Balzac’ın şiir gibi bir dille yazdığı Goriot Baba, çok hüzünlü bir roman. Buyurun yakından bakalım.
Honore de Balzac 1799’da yani Fransız İhtilali’nden on sene sonra doğmuş. Bize anlattığı Paris 19. yüzyılın ilk yarısındaki Paris. O dönem Avrupa müthiş hareketli malum. İnsanlık tarihine yön verecek siyasi, ekonomik, sosyolojik, teknolojik pek çok gelişme oluyor ve Fransa bu olaylarda başı çekiyor. Fıkır fıkır kaynayan bir Paris’i hayal etmek zor değil. Goriot Baba’da bu Paris’e gidiyoruz ve orada insanın sadece 19.yüzyıl Fransa’sında değil, oldum olası sahip olduğu çelişkilerini, zaaflarını ve hırslarını okuyoruz.
Romanda kahramanlarımızın ortak noktası Vauquer Pansiyonu’nda kalıyor oluşlarıdır. Burası Madam Vauquer’in işlettiği orta halli bir pansiyondur. Ana karakterlerimiz genç hukuk öğrencisi Rastignac ve emekli şehriyeci Goriot Baba’dır. Romanın ismi Goriot Baba olsa da bu roman her ikisinin ortaklaşa hikâyesidir.
Rastignac gençtir, Rastignac’ın gözü Paris’in ışıl ışıl cemiyet hayatında, zenginliğinde, şatafatındadır. Kendine bu renkli hayatın kapılarını açacak bir sevgili arar. Okulunu bile aksatır bu uğurda. Amacı çalışıp basamak basamak yükselmek değil, bir kerede en tepeye sıçramaktır. Ama bir yandan da alttan alta bundan bir yanlışlık olduğunu sezer. Yaptıkları nedeniyle, örneğin şık bir eldiven almak için yoksul ailesine para göndersinler diye mektup yazdığı için utanır. Ancak gençliğin coşkusu hırsını beslemektedir. Erdemler ve tutkular arasında gider gelir Rastignacçık.

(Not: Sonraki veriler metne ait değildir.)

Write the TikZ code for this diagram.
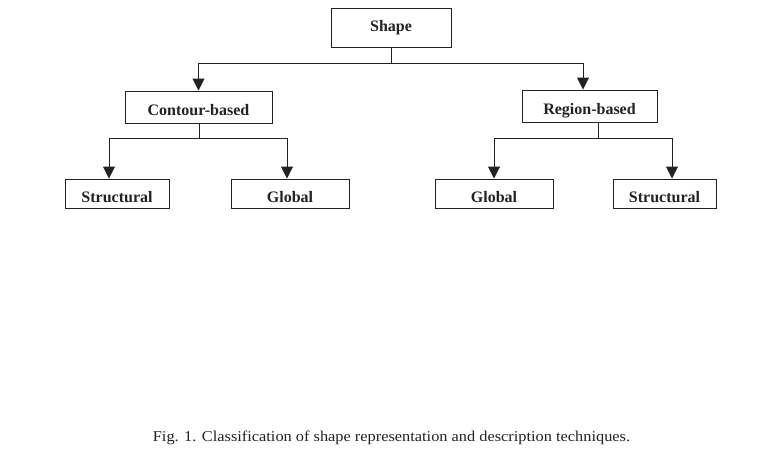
\documentclass[tikz,border=0pt]{standalone}
\usepackage{fontspec}
\setmainfont{Liberation Serif}
\newfontfamily\capfont[FakeStretch=1.09]{Liberation Serif}
\usetikzlibrary{arrows.meta}
\definecolor{ink}{HTML}{222222}
\begin{document}
\begin{tikzpicture}[x=1pt,y=1pt,
  box/.style={draw=ink,line width=1pt,inner sep=0pt,text=ink,text depth=0pt,font=\fontsize{16}{19}\selectfont\bfseries},
  toprow/.style={box,text height=8pt},
  midrow/.style={box,text height=16pt},
  botrow/.style={box,text height=17pt,minimum height=29pt},
  conn/.style={draw=ink,line width=1pt},
  arr/.style={conn,-{Triangle[width=12pt,length=12pt]}}]
\useasboundingbox[fill=white] (0,0) rectangle (765,-467);
\node[toprow,minimum width=120pt,minimum height=39pt] (shape) at (391,-27.5) {Shape};
\node[midrow,minimum width=147pt,minimum height=32pt] (contour) at (198.5,-107) {Contour-based};
\node[midrow,minimum width=135pt,minimum height=32pt] (region) at (589.5,-106) {Region-based};
\node[botrow,minimum width=104pt] (s1) at (117,-193.5) {Structural};
\node[botrow,minimum width=118pt] (g1) at (290,-193.5) {Global};
\node[botrow,minimum width=118pt] (g2) at (494,-193.5) {Global};
\node[botrow,minimum width=103pt] (s2) at (664.5,-193.5) {Structural};
\coordinate (j0) at (391,-63);
\coordinate (j1) at (199,-138);
\coordinate (j2) at (598,-138);
\draw[conn] (shape.south) -- (j0);
\draw[arr] (j0) -| (contour.north);
\draw[arr] (j0) -| ([xshift=-6.5pt]region.north);
\draw[conn] (contour.south -| j1) -- (j1);
\draw[arr] (j1) -| ([xshift=-8pt]s1.north);
\draw[arr] (j1) -| ([xshift=-3pt]g1.north);
\draw[conn] (region.south -| j2) -- (j2);
\draw[arr] (j2) -| (g2.north);
\draw[arr] (j2) -| ([xshift=7.5pt]s2.north);
\node[text=ink,font=\capfont\fontsize{15}{18}\selectfont,inner sep=0pt] (cap) at (391.5,-438) {Fig. 1. Classification of shape representation and description techniques.};
\end{tikzpicture}
\end{document}
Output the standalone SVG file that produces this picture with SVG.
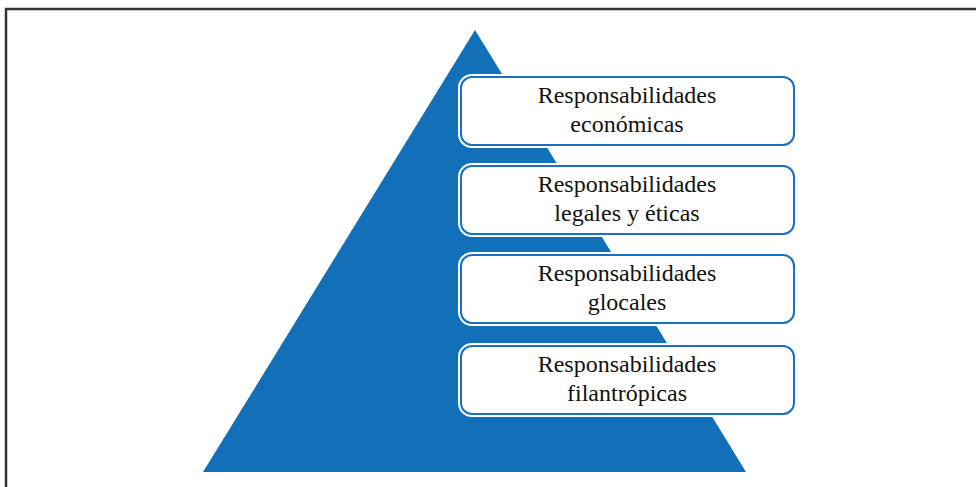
<svg xmlns="http://www.w3.org/2000/svg" width="976" height="487" viewBox="0 0 976 487">
<style>
.halo{fill:none;stroke:#ffffff;stroke-width:6}
.box{fill:#ffffff;stroke:#1a6fc0;stroke-width:2}
.t{font-family:"Liberation Serif","Times New Roman",serif;font-size:24px;fill:#111111;text-anchor:middle}
</style>
<rect x="0" y="0" width="976" height="487" fill="#ffffff"/>
<rect x="6" y="9" width="1000" height="500" fill="none" stroke="#333333" stroke-width="2.5"/>
<polygon id="pyramid" points="475,30 746,472 203,472" fill="#1170b8"/>
<g id="n1">
<rect class="halo" x="461" y="77" width="333" height="68" rx="11"/>
<rect class="box" x="461" y="77" width="333" height="68" rx="11"/>
<text class="t" x="627" y="103">Responsabilidades</text>
<text class="t" x="627" y="132">económicas</text>
</g>
<g id="n2">
<rect class="halo" x="461" y="166" width="333" height="68" rx="11"/>
<rect class="box" x="461" y="166" width="333" height="68" rx="11"/>
<text class="t" x="627" y="192">Responsabilidades</text>
<text class="t" x="627" y="221">legales y éticas</text>
</g>
<g id="n3">
<rect class="halo" x="461" y="255" width="333" height="68" rx="11"/>
<rect class="box" x="461" y="255" width="333" height="68" rx="11"/>
<text class="t" x="627" y="281">Responsabilidades</text>
<text class="t" x="627" y="310">glocales</text>
</g>
<g id="n4">
<rect class="halo" x="461" y="346" width="333" height="68" rx="11"/>
<rect class="box" x="461" y="346" width="333" height="68" rx="11"/>
<text class="t" x="627" y="372">Responsabilidades</text>
<text class="t" x="627" y="401">filantrópicas</text>
</g>
<g id="connectors"></g>
</svg>
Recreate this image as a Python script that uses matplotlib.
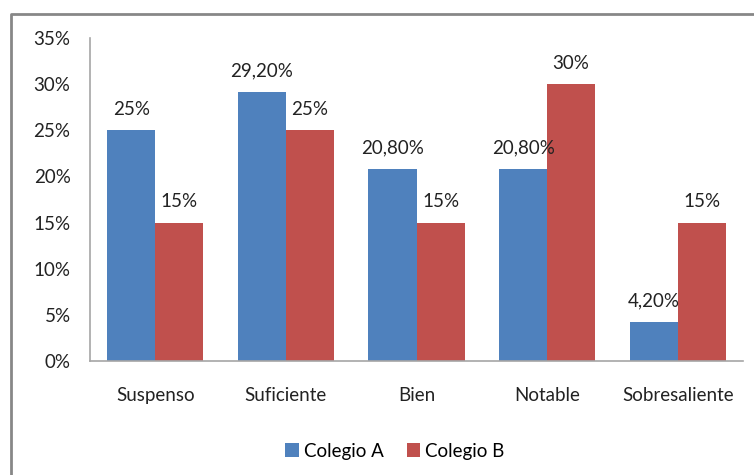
import matplotlib.pyplot as plt
import numpy as np

plt.rcParams['font.family'] = ['Liberation Sans Narrow', 'Lato', 'DejaVu Sans']

categories = ['Suspenso', 'Suficiente', 'Bien', 'Notable', 'Sobresaliente']
colegio_a = [0.25, 0.292, 0.208, 0.208, 0.042]
colegio_b = [0.15, 0.25, 0.15, 0.30, 0.15]
labels_a = ['25%', '29,20%', '20,80%', '20,80%', '4,20%']
labels_b = ['15%', '25%', '15%', '30%', '15%']
yticks = [0, 0.05, 0.10, 0.15, 0.20, 0.25, 0.30, 0.35]
ytick_labels = ['0%', '5%', '10%', '15%', '20%', '25%', '30%', '35%']

blue = '#4F81BD'
red = '#C0504D'
axis_grey = '#A6A6A6'
fs = 13.5

fig = plt.figure(figsize=(7.54, 4.75), dpi=100)
ax = fig.add_axes([90 / 754, 114 / 475, 653 / 754, 323 / 475])

x = np.arange(len(categories))
w = 0.368
bars_a = ax.bar(x - w / 2, colegio_a, w, color=blue, label='Colegio A')
bars_b = ax.bar(x + w / 2, colegio_b, w, color=red, label='Colegio B')

# data labels above each bar
for bars, labs in ((bars_a, labels_a), (bars_b, labels_b)):
    for b, t in zip(bars, labs):
        ax.annotate(t, (b.get_x() + b.get_width() / 2, b.get_height()),
                    xytext=(0, 21), textcoords='offset pixels',
                    ha='center', va='center', fontsize=fs, color='#222222')

ax.set_xlim(-0.5, len(categories) - 0.5)
ax.set_ylim(0, 0.35)
ax.set_yticks(yticks)
ax.set_yticklabels(ytick_labels)
ax.set_xticks(x)
ax.set_xticklabels(categories)
ax.tick_params(axis='both', length=0, labelsize=fs, colors='#222222')
ax.tick_params(axis='x', pad=19)
ax.tick_params(axis='y', pad=14)

for s in ('top', 'right'):
    ax.spines[s].set_visible(False)
for s in ('left', 'bottom'):
    ax.spines[s].set_color(axis_grey)
    ax.spines[s].set_linewidth(1.2)

leg = fig.legend(loc='center', bbox_to_anchor=(395 / 754, 1 - 451 / 475), ncol=2,
                 frameon=False, fontsize=fs, handlelength=0.7, handleheight=0.7,
                 handletextpad=0.3, columnspacing=1.2)

# outer chart border (top and left visible, the rest is cropped)
fig.add_artist(plt.Line2D([11 / 754, 11 / 754, 1.0], [0, 1 - 14 / 475, 1 - 14 / 475],
                          transform=fig.transFigure, color='#878787', linewidth=2))

fig.savefig('out.png', dpi=100)
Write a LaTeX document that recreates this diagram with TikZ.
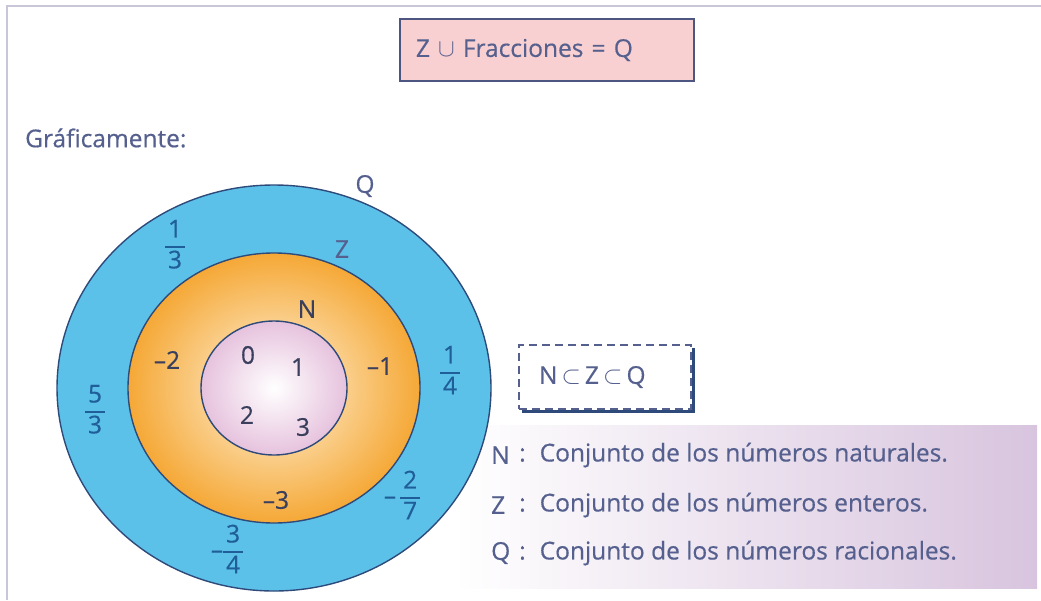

Goriot Baba ise varı yoğu iki kızı olan, bu nedenle varını yoğunu iki kızına harcamış ve zenginlikten yoksulluğa düşmüş bir adamcağızdır. Saygınlığın paranın miktarıyla alakalı olduğunun vücut bulmuş halidir adeta. Parası varken pansiyonda saygı ve itibar gören Goriot Baba parasını kızlarının drahomasına ve sonraki masraflarına harcayıp yoksullaştıkça herkesin dalga geçtiği bir karikatüre dönüşür. Damatları eve sokmaz. Kızlarının ise ancak bir işi düştüklerinde akıllarına gelir. O ise kızlarının evinin kapısında bekleyip onları iki dakika görebilmeyi mutluluk sayar. Ona hem kızar, hem de onun için üzülürüz.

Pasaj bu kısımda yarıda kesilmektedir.